- Provided data
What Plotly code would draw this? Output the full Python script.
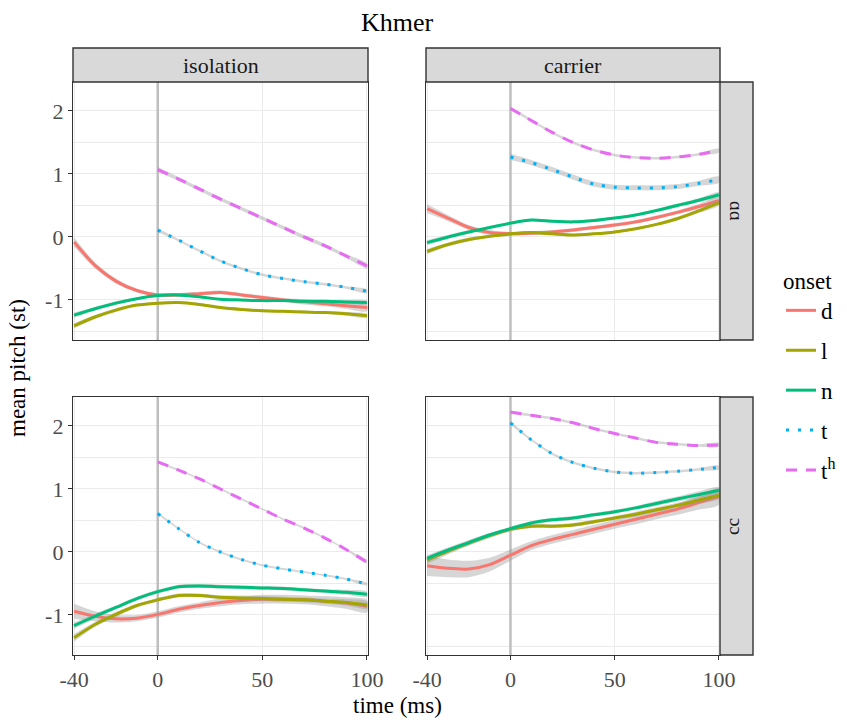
import plotly.graph_objects as go

W, H = 847, 722

# ---------------- data ----------------
time_son = [-40, -30, -20, -10, 0, 10, 20, 30, 40, 50, 60, 70, 80, 90, 100]
time_stop = [0, 10, 20, 30, 40, 50, 60, 70, 80, 90, 100]
onsets = ["d", "l", "n", "t", "tʰ"]
onset_labels = ["d", "l", "n", "t", "t<sup>h</sup>"]
contexts = ["isolation", "carrier"]
vowels = ["ɑɑ", "ɔɔ"]
x_ticks = [-40, 0, 50, 100]
y_ticks = [-1, 0, 1, 2]
onset_time = 0

# isolation / ɑɑ  (mean pitch, st)
iso_a_d = [-0.08, -0.45, -0.70, -0.85, -0.92, -0.92, -0.90, -0.88, -0.92, -0.96, -1.00, -1.03, -1.06, -1.09, -1.12]
iso_a_l = [-1.41, -1.27, -1.16, -1.08, -1.05, -1.04, -1.07, -1.12, -1.15, -1.17, -1.18, -1.19, -1.20, -1.22, -1.25]
iso_a_n = [-1.24, -1.14, -1.05, -0.98, -0.93, -0.92, -0.95, -0.99, -1.00, -1.01, -1.01, -1.02, -1.02, -1.03, -1.04]
iso_a_t = [0.11, -0.05, -0.22, -0.38, -0.50, -0.60, -0.66, -0.71, -0.75, -0.80, -0.86]
iso_a_th = [1.07, 0.92, 0.76, 0.60, 0.45, 0.30, 0.15, 0.00, -0.14, -0.30, -0.46]

# carrier / ɑɑ
car_a_d = [0.45, 0.30, 0.15, 0.07, 0.05, 0.06, 0.08, 0.11, 0.15, 0.19, 0.24, 0.31, 0.39, 0.48, 0.58]
car_a_l = [-0.23, -0.12, -0.04, 0.01, 0.05, 0.07, 0.05, 0.03, 0.05, 0.08, 0.13, 0.20, 0.29, 0.41, 0.54]
car_a_n = [-0.09, 0.00, 0.08, 0.15, 0.22, 0.27, 0.25, 0.24, 0.26, 0.30, 0.35, 0.42, 0.50, 0.58, 0.67]
car_a_t = [1.27, 1.18, 1.07, 0.95, 0.84, 0.79, 0.78, 0.78, 0.80, 0.85, 0.91]
car_a_th = [2.04, 1.85, 1.66, 1.50, 1.38, 1.30, 1.26, 1.25, 1.27, 1.31, 1.37]

# isolation / ɔɔ
iso_o_d = [-0.94, -1.02, -1.06, -1.05, -0.99, -0.91, -0.85, -0.80, -0.77, -0.75, -0.75, -0.76, -0.78, -0.81, -0.86]
iso_o_l = [-1.36, -1.15, -0.99, -0.85, -0.76, -0.69, -0.69, -0.72, -0.73, -0.74, -0.75, -0.76, -0.78, -0.80, -0.84]
iso_o_n = [-1.17, -1.02, -0.88, -0.74, -0.63, -0.55, -0.54, -0.55, -0.56, -0.57, -0.58, -0.60, -0.62, -0.64, -0.67]
iso_o_t = [0.61, 0.37, 0.15, 0.00, -0.12, -0.21, -0.27, -0.32, -0.37, -0.43, -0.51]
iso_o_th = [1.43, 1.30, 1.16, 1.00, 0.84, 0.68, 0.52, 0.38, 0.22, 0.04, -0.16]

# carrier / ɔɔ
car_o_d = [-0.22, -0.26, -0.27, -0.20, -0.05, 0.10, 0.20, 0.28, 0.36, 0.44, 0.52, 0.60, 0.68, 0.78, 0.88]
car_o_l = [-0.13, 0.01, 0.14, 0.26, 0.36, 0.41, 0.41, 0.43, 0.48, 0.54, 0.60, 0.67, 0.74, 0.82, 0.90]
car_o_n = [-0.10, 0.03, 0.15, 0.27, 0.37, 0.46, 0.51, 0.54, 0.59, 0.64, 0.70, 0.77, 0.84, 0.91, 0.98]
car_o_t = [2.05, 1.78, 1.56, 1.42, 1.33, 1.27, 1.25, 1.26, 1.28, 1.31, 1.34]
car_o_th = [2.22, 2.17, 2.12, 2.05, 1.96, 1.88, 1.81, 1.74, 1.71, 1.69, 1.70]

# confidence band half-widths (st)
se_iso_a_d = [0.07, 0.05, 0.04, 0.03, 0.03, 0.03, 0.03, 0.03, 0.03, 0.03, 0.03, 0.04, 0.04, 0.05, 0.06]
se_iso_a_l = [0.04, 0.03, 0.03, 0.02, 0.02, 0.02, 0.02, 0.02, 0.02, 0.02, 0.02, 0.02, 0.02, 0.03, 0.03]
se_iso_a_n = [0.04, 0.03, 0.03, 0.02, 0.02, 0.02, 0.02, 0.02, 0.02, 0.02, 0.02, 0.02, 0.02, 0.03, 0.03]
se_iso_a_t = [0.03, 0.02, 0.02, 0.02, 0.02, 0.02, 0.02, 0.02, 0.02, 0.02, 0.03]
se_iso_a_th = [0.04, 0.03, 0.03, 0.03, 0.03, 0.03, 0.03, 0.03, 0.03, 0.03, 0.04]

se_car_a_d = [0.07, 0.05, 0.04, 0.04, 0.03, 0.03, 0.03, 0.03, 0.03, 0.03, 0.03, 0.03, 0.03, 0.04, 0.05]
se_car_a_l = [0.04, 0.03, 0.03, 0.02, 0.02, 0.02, 0.02, 0.02, 0.02, 0.02, 0.02, 0.02, 0.03, 0.03, 0.04]
se_car_a_n = [0.04, 0.03, 0.03, 0.02, 0.02, 0.02, 0.02, 0.02, 0.02, 0.02, 0.02, 0.02, 0.03, 0.03, 0.04]
se_car_a_t = [0.05, 0.04, 0.04, 0.04, 0.04, 0.04, 0.04, 0.04, 0.04, 0.04, 0.05]
se_car_a_th = [0.03, 0.02, 0.02, 0.02, 0.02, 0.02, 0.02, 0.02, 0.02, 0.02, 0.03]

se_iso_o_d = [0.12, 0.08, 0.06, 0.05, 0.05, 0.05, 0.05, 0.06, 0.06, 0.07, 0.07, 0.07, 0.08, 0.09, 0.10]
se_iso_o_l = [0.06, 0.04, 0.04, 0.03, 0.03, 0.03, 0.03, 0.03, 0.04, 0.04, 0.04, 0.04, 0.04, 0.05, 0.06]
se_iso_o_n = [0.05, 0.04, 0.03, 0.03, 0.03, 0.03, 0.03, 0.03, 0.03, 0.03, 0.03, 0.03, 0.03, 0.04, 0.04]
se_iso_o_t = [0.02, 0.015, 0.015, 0.015, 0.015, 0.015, 0.015, 0.015, 0.015, 0.015, 0.02]
se_iso_o_th = [0.02, 0.015, 0.015, 0.015, 0.015, 0.015, 0.015, 0.015, 0.015, 0.015, 0.02]

se_car_o_d = [0.16, 0.14, 0.13, 0.11, 0.09, 0.07, 0.07, 0.07, 0.07, 0.07, 0.08, 0.08, 0.09, 0.11, 0.13]
se_car_o_l = [0.06, 0.05, 0.04, 0.04, 0.03, 0.03, 0.03, 0.03, 0.03, 0.03, 0.04, 0.04, 0.04, 0.05, 0.06]
se_car_o_n = [0.05, 0.04, 0.04, 0.03, 0.03, 0.03, 0.03, 0.03, 0.03, 0.03, 0.03, 0.04, 0.04, 0.05, 0.05]
se_car_o_t = [0.03, 0.02, 0.02, 0.02, 0.02, 0.02, 0.02, 0.02, 0.02, 0.02, 0.03]
se_car_o_th = [0.03, 0.02, 0.02, 0.02, 0.02, 0.02, 0.02, 0.02, 0.02, 0.02, 0.03]

# ---------------- styling ----------------
colors = {"d": "#F8766D", "l": "#A3A500", "n": "#00BF7D", "t": "#00B0F6", "tʰ": "#E76BF3"}
dashes = {"d": "solid", "l": "solid", "n": "solid", "t": "3px,9px", "tʰ": "11px,9px"}
FONT = "Liberation Serif, Times New Roman, serif"
DARK = "#333333"
GRID = "#ebebeb"
TICK_SIZE = 22
TITLE_SIZE = 23

# panel geometry in pixels
col_px = [(73, 368), (426, 720)]
row_px = [(82, 340), (397, 655)]
x_range = [-40.5, 100.5]
y_range = [-1.635, 2.46]

panels = [
    (0, 0, {"d": (iso_a_d, se_iso_a_d), "l": (iso_a_l, se_iso_a_l), "n": (iso_a_n, se_iso_a_n),
            "t": (iso_a_t, se_iso_a_t), "tʰ": (iso_a_th, se_iso_a_th)}),
    (0, 1, {"d": (car_a_d, se_car_a_d), "l": (car_a_l, se_car_a_l), "n": (car_a_n, se_car_a_n),
            "t": (car_a_t, se_car_a_t), "tʰ": (car_a_th, se_car_a_th)}),
    (1, 0, {"d": (iso_o_d, se_iso_o_d), "l": (iso_o_l, se_iso_o_l), "n": (iso_o_n, se_iso_o_n),
            "t": (iso_o_t, se_iso_o_t), "tʰ": (iso_o_th, se_iso_o_th)}),
    (1, 1, {"d": (car_o_d, se_car_o_d), "l": (car_o_l, se_car_o_l), "n": (car_o_n, se_car_o_n),
            "t": (car_o_t, se_car_o_t), "tʰ": (car_o_th, se_car_o_th)}),
]

fig = go.Figure()
layout = {}
shapes = []

for r, c, series in panels:
    i = r * 2 + c + 1
    xa = "x" if i == 1 else f"x{i}"
    ya = "y" if i == 1 else f"y{i}"
    x0, x1 = col_px[c]
    y0, y1 = row_px[r]
    layout[f"xaxis{'' if i == 1 else i}"] = dict(
        domain=[x0 / W, x1 / W], range=x_range, anchor=ya,
        tickvals=x_ticks, ticktext=[str(v) for v in x_ticks],
        showticklabels=(r == 1), ticks="outside" if r == 1 else "",
        ticklen=4, tickwidth=1.2, tickcolor=DARK,
        tickfont=dict(family=FONT, size=TICK_SIZE, color="#4d4d4d"),
        showgrid=True, gridcolor=GRID, gridwidth=1.1,
        showline=True, mirror=True, linecolor=DARK, linewidth=1.4,
        zeroline=False, fixedrange=True, automargin=False,
    )
    layout[f"yaxis{'' if i == 1 else i}"] = dict(
        domain=[1 - y1 / H, 1 - y0 / H], range=y_range, anchor=xa,
        tickvals=y_ticks, ticktext=[str(v) for v in y_ticks],
        showticklabels=(c == 0), ticks="outside" if c == 0 else "",
        ticklen=4, tickwidth=1.2, tickcolor=DARK,
        tickfont=dict(family=FONT, size=TICK_SIZE, color="#4d4d4d"),
        showgrid=True, gridcolor=GRID, gridwidth=1.1,
        minor=dict(tickvals=[-1.5, -0.5, 0.5, 1.5], showgrid=True, gridcolor=GRID, gridwidth=0.8, ticks=""),
        showline=True, mirror=True, linecolor=DARK, linewidth=1.4,
        zeroline=False, fixedrange=True, automargin=False,
    )
    # vertical reference line at onset (t = 0)
    fig.add_trace(go.Scatter(
        x=[onset_time, onset_time], y=y_range, xaxis=xa, yaxis=ya, mode="lines",
        line=dict(color="#bebebe", width=2.5), hoverinfo="skip", showlegend=False,
    ))

    for k, name in enumerate(onsets):
        yv, se = series[name]
        tx = time_stop if name in ("t", "tʰ") else time_son
        upper = [a + b for a, b in zip(yv, se)]
        lower = [a - b for a, b in zip(yv, se)]
        fig.add_trace(go.Scatter(
            x=tx + tx[::-1], y=upper + lower[::-1], xaxis=xa, yaxis=ya,
            fill="toself", fillcolor="rgba(153,153,153,0.4)",
            line=dict(width=0, shape="spline", smoothing=0.8),
            mode="lines", hoverinfo="skip", showlegend=False, legendgroup=name,
        ))
        fig.add_trace(go.Scatter(
            x=tx, y=yv, xaxis=xa, yaxis=ya, mode="lines",
            line=dict(color=colors[name], width=3, dash=dashes[name], shape="spline", smoothing=0.8),
            name=onset_labels[k], legendgroup=name, showlegend=(i == 1),
        ))

annotations = []
# top strips
for c, label in enumerate(contexts):
    x0, x1 = col_px[c]
    shapes.append(dict(type="rect", xref="paper", yref="paper", x0=x0 / W, x1=x1 / W,
                       y0=1 - 82 / H, y1=1 - 48 / H, fillcolor="#d9d9d9",
                       line=dict(color=DARK, width=1.4), layer="above"))
    annotations.append(dict(text=label, xref="paper", yref="paper", x=(x0 + x1) / 2 / W,
                            y=1 - 65 / H, showarrow=False, xanchor="center", yanchor="middle",
                            font=dict(family=FONT, size=22, color="#1a1a1a")))
# right strips
for r, label in enumerate(vowels):
    y0, y1 = row_px[r]
    shapes.append(dict(type="rect", xref="paper", yref="paper", x0=720 / W, x1=753 / W,
                       y0=1 - y1 / H, y1=1 - y0 / H, fillcolor="#d9d9d9",
                       line=dict(color=DARK, width=1.4), layer="above"))
    annotations.append(dict(text=label, xref="paper", yref="paper", x=737 / W,
                            y=1 - (y0 + y1) / 2 / H, showarrow=False, textangle=90,
                            xanchor="center", yanchor="middle",
                            font=dict(family=FONT, size=19, color="#1a1a1a")))

annotations += [
    dict(text="Khmer", xref="paper", yref="paper", x=397 / W, y=1 - 22 / H, showarrow=False,
         xanchor="center", yanchor="middle", font=dict(family=FONT, size=26, color="black")),
    dict(text="time (ms)", xref="paper", yref="paper", x=397 / W, y=1 - 705 / H, showarrow=False,
         xanchor="center", yanchor="middle", font=dict(family=FONT, size=TITLE_SIZE, color="black")),
    dict(text="mean pitch (st)", xref="paper", yref="paper", x=17 / W, y=1 - 368 / H, showarrow=False,
         textangle=-90, xanchor="center", yanchor="middle", font=dict(family=FONT, size=TITLE_SIZE, color="black")),
]

fig.update_layout(
    width=W, height=H, margin=dict(l=0, r=0, t=0, b=0, autoexpand=False),
    paper_bgcolor="white", plot_bgcolor="white",
    shapes=shapes, annotations=annotations,
    legend=dict(x=781 / W, y=1 - 259 / H, xanchor="left", yanchor="top",
                title=dict(text="onset", font=dict(family=FONT, size=23, color="black")),
                font=dict(family=FONT, size=23, color="black"),
                tracegroupgap=7, itemwidth=30, bgcolor="rgba(0,0,0,0)"),
    **layout,
)

fig.write_html("out.html")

- Stated task
From the first line above to the line containing "onset_time = 0", repeat each line exactly. Pictures stay out.

- Solution to the exercise
What Plotly code would draw this? Output the full Python script.
import plotly.graph_objects as go

W, H = 847, 722

# ---------------- data ----------------
time_son = [-40, -30, -20, -10, 0, 10, 20, 30, 40, 50, 60, 70, 80, 90, 100]
time_stop = [0, 10, 20, 30, 40, 50, 60, 70, 80, 90, 100]
onsets = ["d", "l", "n", "t", "tʰ"]
onset_labels = ["d", "l", "n", "t", "t<sup>h</sup>"]
contexts = ["isolation", "carrier"]
vowels = ["ɑɑ", "ɔɔ"]
x_ticks = [-40, 0, 50, 100]
y_ticks = [-1, 0, 1, 2]
onset_time = 0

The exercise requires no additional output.